Let's say you have a great idea for an application. You sit down, and write the whole thing out—all the nooks and crannies, the interactions, even down to the payment processor you're going to use. Then you take your idea around to some software developers and say "I want to build this. How much will it cost?"
At this point, your potential developer is in an interesting spot. The truth is, they really can't tell you how much the application is going to cost except in the widest of estimates. At this early stage, there are simply too many unanswered questions, too many wrinkles not yet discovered.
If you insist on an estimate now from a developer for the entire application, there's very little chance that you're going to get something accurate.
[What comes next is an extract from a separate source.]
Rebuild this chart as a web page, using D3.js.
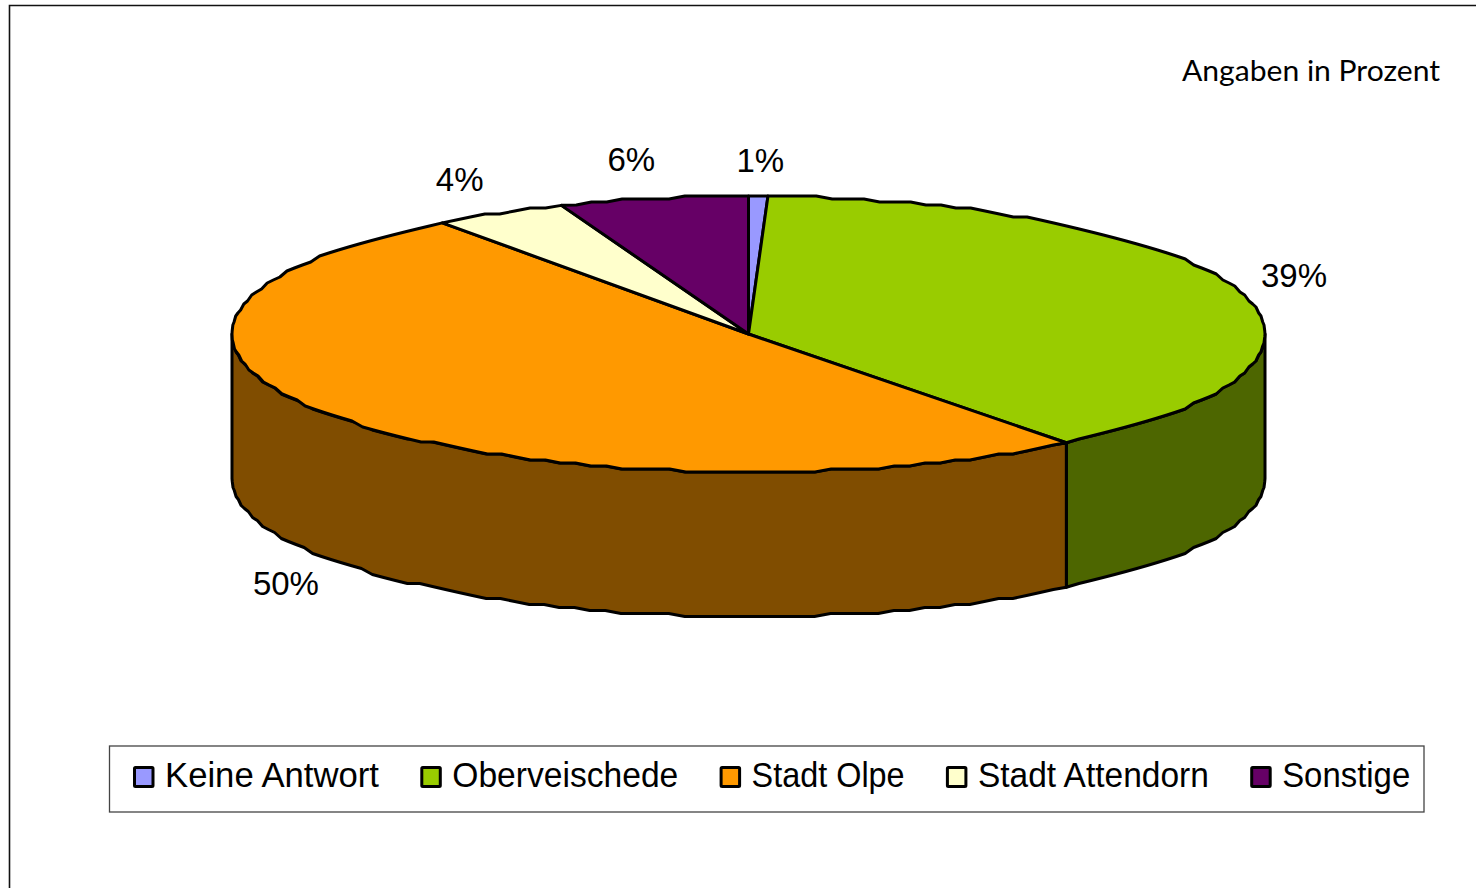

Instead, you'll likely either get an overly-optimistic bid that sets you up for some ugly surprises later, or you're going to get a bid that tries to allow for the massive number of unknowns and is therefore much larger than you expect.
Damned if you do, damned if you don't. We'd like to suggest a different approach, which leads us to the title of this post. How do you eat an elephant?
One Bite at a Time
Let's rewind to the part where you've got a great idea for a software application, and you've written it all down. Assuming you've got a budget in mind for development (if not, you really should, because it's very important to Talk about Money), instead of asking a developer to estimate the project, we think you should ask them to help you flesh out your idea.
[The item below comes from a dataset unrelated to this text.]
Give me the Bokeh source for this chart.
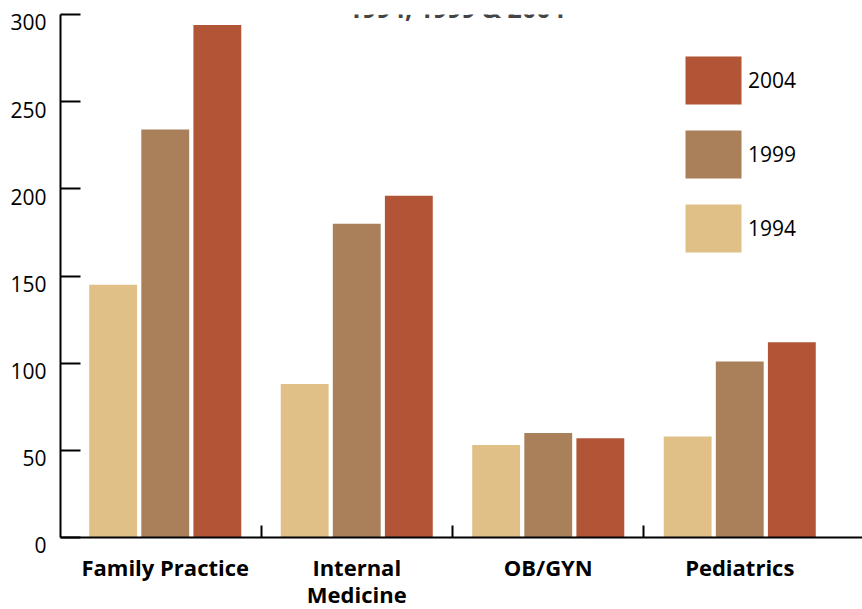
from bokeh.plotting import figure
from bokeh.models import ColumnDataSource, FixedTicker, Legend, LegendItem, Label, Range1d
from bokeh.transform import dodge
from bokeh.embed import file_html
from bokeh.resources import INLINE

categories = ["Family Practice", "Internal\nMedicine", "OB/GYN", "Pediatrics"]
years = ["1994", "1999", "2004"]
v1994 = [145, 88, 53, 58]
v1999 = [234, 180, 60, 101]
v2004 = [294, 196, 57, 112]
y_ticks = [0, 50, 100, 150, 200, 250, 300]
title_text = "1994, 1999 & 2004"

colors = {"1994": "#E0C087", "1999": "#A9805A", "2004": "#B25537"}
FONT = "Open Sans"

idx = list(range(len(categories)))
source = ColumnDataSource(dict(x=idx, y1994=v1994, y1999=v1999, y2004=v2004))

p = figure(frame_width=802, frame_height=523, output_backend="svg", toolbar_location=None,
           x_range=Range1d(-0.547, 3.641), y_range=Range1d(0, 300),
           min_border_left=60, min_border_right=0, min_border_top=14, min_border_bottom=60)
p.outline_line_color = None
p.xgrid.visible = False
p.ygrid.visible = False
p.background_fill_color = "white"
p.border_fill_color = "white"

offsets = {"1994": -0.272, "1999": 0.0, "2004": 0.272}
renderers = {}
for yr in years:
    renderers[yr] = p.vbar(x=dodge("x", offsets[yr], range=p.x_range), top="y" + yr,
                           width=0.25, source=source, fill_color=colors[yr], line_color=None)

# x axis
xa = p.xaxis[0]
xa.ticker = FixedTicker(ticks=idx, minor_ticks=[i + 0.5 for i in idx[:-1]])
xa.major_label_overrides = {i: c for i, c in zip(idx, categories)}
xa.major_tick_in = 0
xa.major_tick_out = 0
xa.minor_tick_in = 12
xa.minor_tick_out = 0
xa.minor_tick_line_color = "black"
xa.minor_tick_line_width = 2
xa.axis_line_width = 2
xa.axis_line_color = "black"
xa.major_label_text_font = FONT
xa.major_label_text_font_style = "bold"
xa.major_label_text_font_size = "22px"
xa.major_label_text_color = "black"
xa.major_label_text_line_height = 0.93
xa.major_label_standoff = 14

# y axis: labels sit a little below each tick, as in the reference
# (leading empty lines push the number down; the top one is kept inside the canvas)
top_tick = y_ticks[-1]
ya = p.yaxis[0]
ya.ticker = FixedTicker(ticks=y_ticks, minor_ticks=[])
ya.major_label_overrides = {t: ("\n" if t == top_tick else "\n\n") + str(t) for t in y_ticks}
ya.major_tick_in = 20
ya.major_tick_out = 0
ya.major_tick_line_width = 2
ya.major_tick_line_color = "black"
ya.axis_line_width = 2
ya.axis_line_color = "black"
ya.major_label_text_font = FONT
ya.major_label_text_font_size = "21px"
ya.major_label_text_color = "black"
ya.major_label_text_line_height = 0.28
ya.major_label_standoff = 14

legend = Legend(items=[LegendItem(label=yr, renderers=[renderers[yr]]) for yr in reversed(years)],
                location=(618, 279), orientation="vertical",
                glyph_width=70, glyph_height=60, spacing=14, padding=0, margin=0,
                label_standoff=0, label_text_font=FONT, label_text_font_size="21px",
                label_text_color="black",
                label_text_baseline="middle", label_height=60,
                border_line_alpha=0, background_fill_alpha=0)
p.add_layout(legend)

p.add_layout(Label(x=1.52, y=304, text=title_text, text_align="center", text_baseline="alphabetic",
                   text_font=FONT, text_font_style="bold", text_font_size="25px"))

open("out.html", "w").write(file_html(p, INLINE))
This means requesting proposals from developers that are much smaller in scale. You're looking for someone who can assist in the product development: helping you explore the edge cases of the application, building network diagrams, and even perhaps working on the application's revenue model. The scale of these proposals makes them much easier for you to evaluate, since they're of a much more discrete nature.
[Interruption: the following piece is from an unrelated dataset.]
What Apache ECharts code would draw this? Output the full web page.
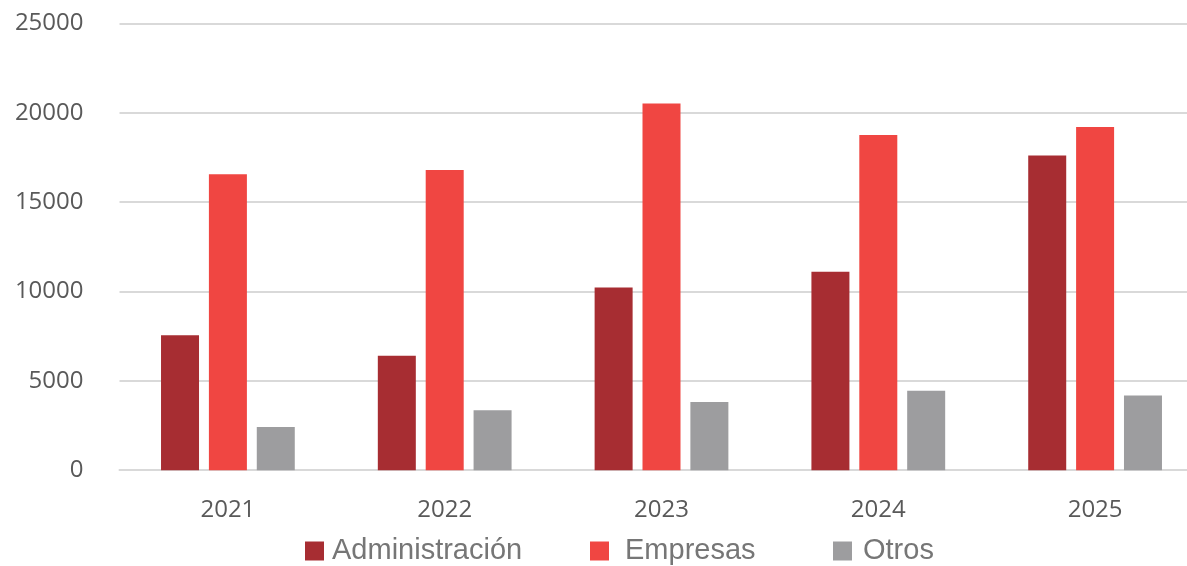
<!DOCTYPE html>
<html>
<head>
<meta charset="utf-8">
<style>
html,body{margin:0;padding:0;background:#fff;overflow:hidden;}
#main{width:1204px;height:566px;}
</style>
<script src="https://cdn.jsdelivr.net/npm/echarts@6/dist/echarts.min.js"></script>
</head>
<body>
<div id="main"></div>
<script>
const categories = ['2021', '2022', '2023', '2024', '2025'];
const administracion = [7550, 6400, 10220, 11100, 17600];
const empresas = [16550, 16800, 20520, 18750, 19200];
const otros = [2410, 3360, 3820, 4440, 4180];
const yTicks = [0, 5000, 10000, 15000, 20000, 25000];

const chart = echarts.init(document.getElementById('main'), null, {renderer: 'canvas'});
const legendText = {fontFamily: 'Liberation Sans', fontSize: 29, color: '#767676'};
const mkLegend = (name, left, pad) => ({
  data: [name], left: left, top: 536.5, padding: 0, itemWidth: 19, itemHeight: 19, icon: 'rect',
  textStyle: Object.assign({padding: [0, 0, 0, pad]}, legendText)
});
chart.setOption({
  animation: false,
  grid: {left: 119.5, width: 1084, top: 23.3, bottom: 95.8, containLabel: false},
  legend: [
    mkLegend('Administración', 305, 3),
    mkLegend('Empresas', 590, 11),
    mkLegend('Otros', 833, 6)
  ],
  xAxis: {
    type: 'category', data: categories,
    axisLine: {show: true, lineStyle: {color: '#d9d9d9', width: 2}},
    axisTick: {show: false},
    axisLabel: {fontFamily: 'Open Sans', fontSize: 24, color: '#595959', margin: 28}
  },
  yAxis: {
    type: 'value', min: yTicks[0], max: yTicks[yTicks.length - 1], interval: 5000,
    axisLine: {show: false}, axisTick: {show: false},
    splitLine: {lineStyle: {color: '#d9d9d9', width: 2}},
    axisLabel: {fontFamily: 'Open Sans', fontSize: 24, color: '#595959', margin: 36,
      formatter: v => String(v)}
  },
  series: [
    {name: 'Administración', type: 'bar', data: administracion, barWidth: 38, barGap: '26%',
     itemStyle: {color: '#A72D32'}},
    {name: 'Empresas', type: 'bar', data: empresas, barWidth: 38, barGap: '26%',
     itemStyle: {color: '#F04642'}},
    {name: 'Otros', type: 'bar', data: otros, barWidth: 38, barGap: '26%',
     itemStyle: {color: '#9D9D9F'}}
  ]
});
</script>
</body>
</html>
This is important work that must be done, but if you do it before asking for an estimate of the full costs, then any developer who looks at your proposal—not just the developer who did this work—will be able to give you a much more honest estimate. And it is important to remember that the developer who helps with this phase does not necessarily have to be the developer who does all the work. It's entirely possible, in fact, that this discovery process will lead the you or the developer to decide they're not the right fit for the project.
While that might be disappointing initially, its completely normal, and it's much better for something like that to happen on a small-scale exploratory project rather than a massive undertaking.
Work like this is why we at 2wāv call ourselves software consultants, not just software developers. We want to be an intrinsic part of the team—helping create a successful application and a long-term relationship—not just building something, getting our check, and going home.